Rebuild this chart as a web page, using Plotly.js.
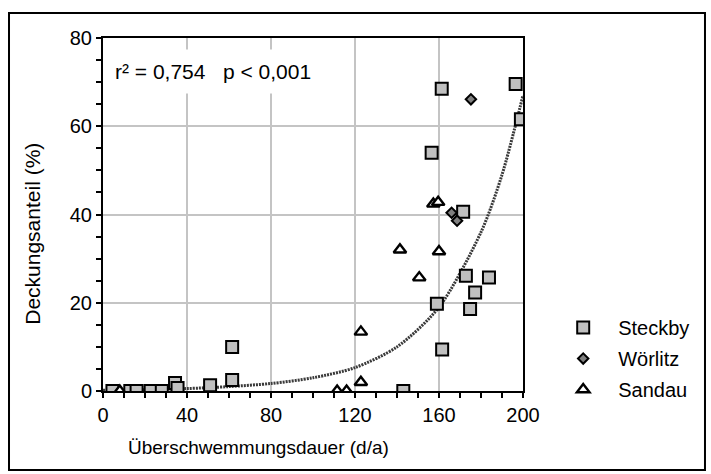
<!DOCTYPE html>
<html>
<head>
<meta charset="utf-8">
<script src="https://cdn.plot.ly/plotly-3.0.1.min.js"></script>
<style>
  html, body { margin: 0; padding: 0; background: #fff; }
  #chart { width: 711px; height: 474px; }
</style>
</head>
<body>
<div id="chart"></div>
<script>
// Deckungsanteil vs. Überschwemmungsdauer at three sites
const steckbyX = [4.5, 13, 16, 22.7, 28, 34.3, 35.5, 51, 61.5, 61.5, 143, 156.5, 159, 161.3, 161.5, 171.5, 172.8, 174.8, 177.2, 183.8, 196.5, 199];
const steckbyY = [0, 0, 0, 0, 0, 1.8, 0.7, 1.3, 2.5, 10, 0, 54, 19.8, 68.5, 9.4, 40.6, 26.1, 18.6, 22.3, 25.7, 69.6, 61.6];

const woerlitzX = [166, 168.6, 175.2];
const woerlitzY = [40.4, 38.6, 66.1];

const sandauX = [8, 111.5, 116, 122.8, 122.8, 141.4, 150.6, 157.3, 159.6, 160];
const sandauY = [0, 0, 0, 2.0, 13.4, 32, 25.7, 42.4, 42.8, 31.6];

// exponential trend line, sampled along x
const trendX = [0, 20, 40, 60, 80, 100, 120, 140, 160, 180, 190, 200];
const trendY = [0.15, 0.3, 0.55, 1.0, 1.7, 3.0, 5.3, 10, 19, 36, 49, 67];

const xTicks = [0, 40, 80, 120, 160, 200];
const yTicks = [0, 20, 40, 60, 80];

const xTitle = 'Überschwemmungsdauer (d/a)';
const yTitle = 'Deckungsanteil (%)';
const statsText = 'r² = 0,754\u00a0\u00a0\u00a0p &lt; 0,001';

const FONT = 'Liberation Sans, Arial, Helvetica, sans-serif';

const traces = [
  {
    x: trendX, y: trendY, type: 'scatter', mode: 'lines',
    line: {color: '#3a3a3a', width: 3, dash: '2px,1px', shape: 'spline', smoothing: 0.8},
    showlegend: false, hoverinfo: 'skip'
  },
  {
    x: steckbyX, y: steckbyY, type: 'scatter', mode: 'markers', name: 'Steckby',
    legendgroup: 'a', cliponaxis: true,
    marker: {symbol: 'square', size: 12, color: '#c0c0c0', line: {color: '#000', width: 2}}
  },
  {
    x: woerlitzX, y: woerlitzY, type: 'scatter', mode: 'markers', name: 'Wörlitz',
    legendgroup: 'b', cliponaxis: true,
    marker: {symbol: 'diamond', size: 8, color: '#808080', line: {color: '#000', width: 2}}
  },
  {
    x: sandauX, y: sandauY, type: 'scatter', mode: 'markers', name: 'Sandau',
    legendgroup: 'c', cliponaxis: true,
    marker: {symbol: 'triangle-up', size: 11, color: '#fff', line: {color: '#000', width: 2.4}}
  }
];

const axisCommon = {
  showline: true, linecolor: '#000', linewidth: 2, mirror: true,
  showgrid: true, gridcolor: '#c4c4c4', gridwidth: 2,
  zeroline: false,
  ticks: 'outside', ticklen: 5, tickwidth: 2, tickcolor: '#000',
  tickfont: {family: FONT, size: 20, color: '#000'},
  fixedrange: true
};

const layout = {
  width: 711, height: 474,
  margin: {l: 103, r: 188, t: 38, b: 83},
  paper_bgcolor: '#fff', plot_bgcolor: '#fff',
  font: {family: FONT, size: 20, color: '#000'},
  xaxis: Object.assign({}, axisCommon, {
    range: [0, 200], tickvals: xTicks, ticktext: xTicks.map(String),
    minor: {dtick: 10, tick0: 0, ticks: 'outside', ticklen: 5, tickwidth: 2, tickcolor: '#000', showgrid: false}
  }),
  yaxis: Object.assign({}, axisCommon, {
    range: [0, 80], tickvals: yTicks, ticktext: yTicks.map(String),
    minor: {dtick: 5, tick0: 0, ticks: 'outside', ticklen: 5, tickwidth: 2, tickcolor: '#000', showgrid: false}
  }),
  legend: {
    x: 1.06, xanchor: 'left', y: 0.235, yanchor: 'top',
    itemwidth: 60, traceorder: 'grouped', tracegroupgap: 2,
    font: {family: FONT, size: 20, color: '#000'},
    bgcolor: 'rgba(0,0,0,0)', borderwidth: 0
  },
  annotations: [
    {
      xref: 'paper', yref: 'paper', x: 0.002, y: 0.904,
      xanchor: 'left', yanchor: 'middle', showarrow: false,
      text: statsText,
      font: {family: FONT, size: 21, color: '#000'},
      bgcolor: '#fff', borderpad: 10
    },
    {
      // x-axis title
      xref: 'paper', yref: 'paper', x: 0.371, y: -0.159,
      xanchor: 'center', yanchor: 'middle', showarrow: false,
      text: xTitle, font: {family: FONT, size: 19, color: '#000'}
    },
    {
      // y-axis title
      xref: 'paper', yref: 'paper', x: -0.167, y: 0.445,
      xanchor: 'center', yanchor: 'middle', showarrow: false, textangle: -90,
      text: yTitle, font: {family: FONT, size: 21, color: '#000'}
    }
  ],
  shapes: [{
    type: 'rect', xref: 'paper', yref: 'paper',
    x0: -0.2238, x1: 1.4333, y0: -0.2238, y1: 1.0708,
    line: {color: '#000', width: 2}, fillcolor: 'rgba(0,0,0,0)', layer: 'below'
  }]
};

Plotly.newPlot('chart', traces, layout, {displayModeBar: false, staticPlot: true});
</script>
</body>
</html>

·····

• **EXERCISE OBJECTIVE**: Locate and copy each line in the data above that includes the word "chart".

• **RIGHT ANSWER**:
Rebuild this chart as a web page, using Plotly.js.
  #chart { width: 711px; height: 474px; }
<div id="chart"></div>
Plotly.newPlot('chart', traces, layout, {displayModeBar: false, staticPlot: true});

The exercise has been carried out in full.